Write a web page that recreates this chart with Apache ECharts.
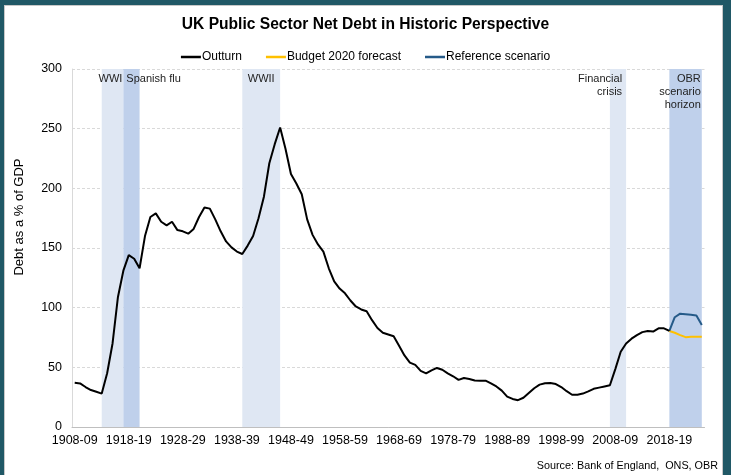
<!DOCTYPE html>
<html>
<head>
<meta charset="utf-8">
<script src="https://cdn.jsdelivr.net/npm/echarts@6/dist/echarts.min.js"></script>
<style>
  html, body { margin: 0; padding: 0; background: #205866; }
  #panel { position: absolute; left: 5px; top: 6px; width: 717px; height: 475px; background: #ffffff; box-shadow: 0 0 0 1px #c8c8c8; }
  #chart { position: absolute; left: 0; top: 0; width: 731px; height: 475px; }
</style>
</head>
<body>
<div id="panel"></div>
<div id="chart"></div>
<script>
// ---- data ----
var firstYear = 1908, lastYear = 2024;
var categories = [];
for (var y = firstYear; y <= lastYear; y++) {
  categories.push(y + '-' + String((y + 1) % 100).padStart(2, '0'));
}
var outturn = [
  37, 36.5, 33.5, 31, 29.5, 28, 45, 70, 109, 131,
  144, 141, 133, 160, 176, 179, 172, 169, 172, 165,
  164, 162, 166, 176, 184, 183, 174, 164, 155.5, 150.5,
  147, 145, 152, 160, 175, 193, 221, 237, 251, 233,
  212, 204, 195, 174, 161, 153, 147, 133, 122, 116,
  112, 106, 101, 98.5, 97, 89.5, 83, 79, 77.5, 76,
  68, 60, 54, 52, 47, 45, 47.5, 49.5, 48, 45,
  42.5, 39.5, 41, 40.2, 39, 38.8, 38.8, 36.5, 34, 30.5,
  25.5, 23.5, 22.5, 24.5, 28.5, 32.5, 35.5, 36.6, 36.8, 36,
  33.5, 30, 27, 27, 28, 29.8, 32, 33, 34, 35,
  48.5, 63, 70, 74, 77, 79.5, 80.5, 80, 82.7, 82.7,
  80.5
];
var forecastStart = '2018-19';
var budget2020 = [80.5, 79, 77, 75.3, 75.7, 75.6, 75.7];
var reference = [80.5, 92, 95, 94.5, 94, 93.5, 85.5];
var yTicks = { min: 0, max: 300, interval: 50 };
var bandsLight = [
  { name: 'WWI', from: '1913-14', to: '1917-18', pos: 'insideTopRight', shift: 2 },
  { name: 'WWII', from: '1939-40', to: '1946-47', pos: 'insideTop', shift: 0 },
  { name: 'Financial\ncrisis', from: '2007-08', to: '2010-11', pos: 'insideTopRight', shift: -1 }
];
var bandsDark = [
  { name: 'Spanish flu', from: '1917-18', to: '1920-21', pos: 'insideTopLeft', shift: 0 },
  { name: 'OBR\nscenario\nhorizon', from: '2018-19', to: '2024-25', pos: 'insideTopRight', shift: 2 }
];
var sourceText = 'Source: Bank of England,  ONS, OBR';

// ---- build ----
function pad(arr, startCat) {
  var out = categories.map(function () { return null; });
  var s = categories.indexOf(startCat);
  arr.forEach(function (v, i) { out[s + i] = v; });
  return out;
}
var outturnData = categories.map(function (c, i) { return i < outturn.length ? outturn[i] : null; });
var FONT = '"Liberation Sans", Arial, sans-serif';

function bandData(list, color) {
  return list.map(function (b) {
    var al = b.pos === 'insideTopRight' ? 'right' : (b.pos === 'insideTopLeft' ? 'left' : 'center');
    return [
      { xAxis: b.from, yAxis: yTicks.max, name: b.name, itemStyle: { color: color },
        label: { position: b.pos, align: al, offset: [b.shift, 0] } },
      { xAxis: b.to, yAxis: yTicks.min }
    ];
  });
}

var chart = echarts.init(document.getElementById('chart'));
chart.setOption({
  backgroundColor: 'transparent',
  animation: false,
  textStyle: { fontFamily: FONT },
  title: {
    text: 'UK Public Sector Net Debt in Historic Perspective',
    left: 'center', top: 12,
    textStyle: { fontFamily: FONT, fontSize: 15.6, fontWeight: 'bold', color: '#000' }
  },
  legend: {
    top: 46, left: 'center',
    data: ['Outturn', 'Budget 2020 forecast', 'Reference scenario'],
    icon: 'rect', itemWidth: 20, itemHeight: 2.5, itemGap: 24,
    textStyle: { fontFamily: FONT, fontSize: 12, color: '#000', padding: [0, 0, 0, -4] }
  },
  grid: { left: 72, right: 26.5, top: 69, bottom: 48, containLabel: false },
  xAxis: {
    type: 'category', data: categories, boundaryGap: true,
    axisLine: { lineStyle: { color: '#bfbfbf', width: 1 } },
    axisTick: { interval: 9, length: 5, lineStyle: { color: '#bfbfbf' } },
    axisLabel: { interval: 9, margin: 7, fontSize: 12.5, color: '#000', fontFamily: FONT },
    splitLine: { show: false }
  },
  yAxis: {
    type: 'value', min: yTicks.min, max: yTicks.max, interval: yTicks.interval,
    name: 'Debt as a % of GDP', nameLocation: 'middle', nameGap: 46, nameRotate: 90,
    nameTextStyle: { fontSize: 13, color: '#000', fontFamily: FONT, padding: [0, 0, 0, 62] },
    axisLine: { show: true, lineStyle: { color: '#d9d9d9' } },
    axisTick: { show: false },
    axisLabel: { margin: 10, fontSize: 12.5, color: '#000', fontFamily: FONT },
    splitLine: { lineStyle: { color: '#d9d9d9', type: [3, 2] } }
  },
  series: [
    {
      name: 'bands', type: 'line', data: categories.map(function () { return null; }),
      silent: true, z: 1, showSymbol: false,
      markArea: {
        silent: true,
        label: { show: true, color: '#222', fontSize: 11, fontFamily: FONT, lineHeight: 13, distance: 3 },
        data: bandData(bandsLight, '#dfe7f3').concat(bandData(bandsDark, '#bfd0eb'))
      }
    },
    {
      name: 'Budget 2020 forecast', type: 'line', data: pad(budget2020, forecastStart),
      showSymbol: false, symbol: 'none', z: 3,
      lineStyle: { color: '#ffc000', width: 2 }, itemStyle: { color: '#ffc000' }
    },
    {
      name: 'Reference scenario', type: 'line', data: pad(reference, forecastStart),
      showSymbol: false, symbol: 'none', z: 4,
      lineStyle: { color: '#255a88', width: 2 }, itemStyle: { color: '#255a88' }
    },
    {
      name: 'Outturn', type: 'line', data: outturnData,
      showSymbol: false, symbol: 'none', z: 5,
      lineStyle: { color: '#000', width: 2 }, itemStyle: { color: '#000' }
    }
  ],
  graphic: [
    { type: 'text', right: 13, top: 461,
      style: { text: sourceText, fontSize: 10.8, fontFamily: FONT, fill: '#000', textAlign: 'right' } }
  ]
});
</script>
</body>
</html>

• • •

Copy the data character for character, but drop all pictures from the copy.

→ **THE ANSWER**
Write a web page that recreates this chart with Apache ECharts.
<!DOCTYPE html>
<html>
<head>
<meta charset="utf-8">
<script src="https://cdn.jsdelivr.net/npm/echarts@6/dist/echarts.min.js"></script>
<style>
  html, body { margin: 0; padding: 0; background: #205866; }
  #panel { position: absolute; left: 5px; top: 6px; width: 717px; height: 475px; background: #ffffff; box-shadow: 0 0 0 1px #c8c8c8; }
  #chart { position: absolute; left: 0; top: 0; width: 731px; height: 475px; }
</style>
</head>
<body>
<div id="panel"></div>
<div id="chart"></div>
<script>
// ---- data ----
var firstYear = 1908, lastYear = 2024;
var categories = [];
for (var y = firstYear; y <= lastYear; y++) {
  categories.push(y + '-' + String((y + 1) % 100).padStart(2, '0'));
}
var outturn = [
  37, 36.5, 33.5, 31, 29.5, 28, 45, 70, 109, 131,
  144, 141, 133, 160, 176, 179, 172, 169, 172, 165,
  164, 162, 166, 176, 184, 183, 174, 164, 155.5, 150.5,
  147, 145, 152, 160, 175, 193, 221, 237, 251, 233,
  212, 204, 195, 174, 161, 153, 147, 133, 122, 116,
  112, 106, 101, 98.5, 97, 89.5, 83, 79, 77.5, 76,
  68, 60, 54, 52, 47, 45, 47.5, 49.5, 48, 45,
  42.5, 39.5, 41, 40.2, 39, 38.8, 38.8, 36.5, 34, 30.5,
  25.5, 23.5, 22.5, 24.5, 28.5, 32.5, 35.5, 36.6, 36.8, 36,
  33.5, 30, 27, 27, 28, 29.8, 32, 33, 34, 35,
  48.5, 63, 70, 74, 77, 79.5, 80.5, 80, 82.7, 82.7,
  80.5
];
var forecastStart = '2018-19';
var budget2020 = [80.5, 79, 77, 75.3, 75.7, 75.6, 75.7];
var reference = [80.5, 92, 95, 94.5, 94, 93.5, 85.5];
var yTicks = { min: 0, max: 300, interval: 50 };
var bandsLight = [
  { name: 'WWI', from: '1913-14', to: '1917-18', pos: 'insideTopRight', shift: 2 },
  { name: 'WWII', from: '1939-40', to: '1946-47', pos: 'insideTop', shift: 0 },
  { name: 'Financial\ncrisis', from: '2007-08', to: '2010-11', pos: 'insideTopRight', shift: -1 }
];
var bandsDark = [
  { name: 'Spanish flu', from: '1917-18', to: '1920-21', pos: 'insideTopLeft', shift: 0 },
  { name: 'OBR\nscenario\nhorizon', from: '2018-19', to: '2024-25', pos: 'insideTopRight', shift: 2 }
];
var sourceText = 'Source: Bank of England,  ONS, OBR';

// ---- build ----
function pad(arr, startCat) {
  var out = categories.map(function () { return null; });
  var s = categories.indexOf(startCat);
  arr.forEach(function (v, i) { out[s + i] = v; });
  return out;
}
var outturnData = categories.map(function (c, i) { return i < outturn.length ? outturn[i] : null; });
var FONT = '"Liberation Sans", Arial, sans-serif';

function bandData(list, color) {
  return list.map(function (b) {
    var al = b.pos === 'insideTopRight' ? 'right' : (b.pos === 'insideTopLeft' ? 'left' : 'center');
    return [
      { xAxis: b.from, yAxis: yTicks.max, name: b.name, itemStyle: { color: color },
        label: { position: b.pos, align: al, offset: [b.shift, 0] } },
      { xAxis: b.to, yAxis: yTicks.min }
    ];
  });
}

var chart = echarts.init(document.getElementById('chart'));
chart.setOption({
  backgroundColor: 'transparent',
  animation: false,
  textStyle: { fontFamily: FONT },
  title: {
    text: 'UK Public Sector Net Debt in Historic Perspective',
    left: 'center', top: 12,
    textStyle: { fontFamily: FONT, fontSize: 15.6, fontWeight: 'bold', color: '#000' }
  },
  legend: {
    top: 46, left: 'center',
    data: ['Outturn', 'Budget 2020 forecast', 'Reference scenario'],
    icon: 'rect', itemWidth: 20, itemHeight: 2.5, itemGap: 24,
    textStyle: { fontFamily: FONT, fontSize: 12, color: '#000', padding: [0, 0, 0, -4] }
  },
  grid: { left: 72, right: 26.5, top: 69, bottom: 48, containLabel: false },
  xAxis: {
    type: 'category', data: categories, boundaryGap: true,
    axisLine: { lineStyle: { color: '#bfbfbf', width: 1 } },
    axisTick: { interval: 9, length: 5, lineStyle: { color: '#bfbfbf' } },
    axisLabel: { interval: 9, margin: 7, fontSize: 12.5, color: '#000', fontFamily: FONT },
    splitLine: { show: false }
  },
  yAxis: {
    type: 'value', min: yTicks.min, max: yTicks.max, interval: yTicks.interval,
    name: 'Debt as a % of GDP', nameLocation: 'middle', nameGap: 46, nameRotate: 90,
    nameTextStyle: { fontSize: 13, color: '#000', fontFamily: FONT, padding: [0, 0, 0, 62] },
    axisLine: { show: true, lineStyle: { color: '#d9d9d9' } },
    axisTick: { show: false },
    axisLabel: { margin: 10, fontSize: 12.5, color: '#000', fontFamily: FONT },
    splitLine: { lineStyle: { color: '#d9d9d9', type: [3, 2] } }
  },
  series: [
    {
      name: 'bands', type: 'line', data: categories.map(function () { return null; }),
      silent: true, z: 1, showSymbol: false,
      markArea: {
        silent: true,
        label: { show: true, color: '#222', fontSize: 11, fontFamily: FONT, lineHeight: 13, distance: 3 },
        data: bandData(bandsLight, '#dfe7f3').concat(bandData(bandsDark, '#bfd0eb'))
      }
    },
    {
      name: 'Budget 2020 forecast', type: 'line', data: pad(budget2020, forecastStart),
      showSymbol: false, symbol: 'none', z: 3,
      lineStyle: { color: '#ffc000', width: 2 }, itemStyle: { color: '#ffc000' }
    },
    {
      name: 'Reference scenario', type: 'line', data: pad(reference, forecastStart),
      showSymbol: false, symbol: 'none', z: 4,
      lineStyle: { color: '#255a88', width: 2 }, itemStyle: { color: '#255a88' }
    },
    {
      name: 'Outturn', type: 'line', data: outturnData,
      showSymbol: false, symbol: 'none', z: 5,
      lineStyle: { color: '#000', width: 2 }, itemStyle: { color: '#000' }
    }
  ],
  graphic: [
    { type: 'text', right: 13, top: 461,
      style: { text: sourceText, fontSize: 10.8, fontFamily: FONT, fill: '#000', textAlign: 'right' } }
  ]
});
</script>
</body>
</html>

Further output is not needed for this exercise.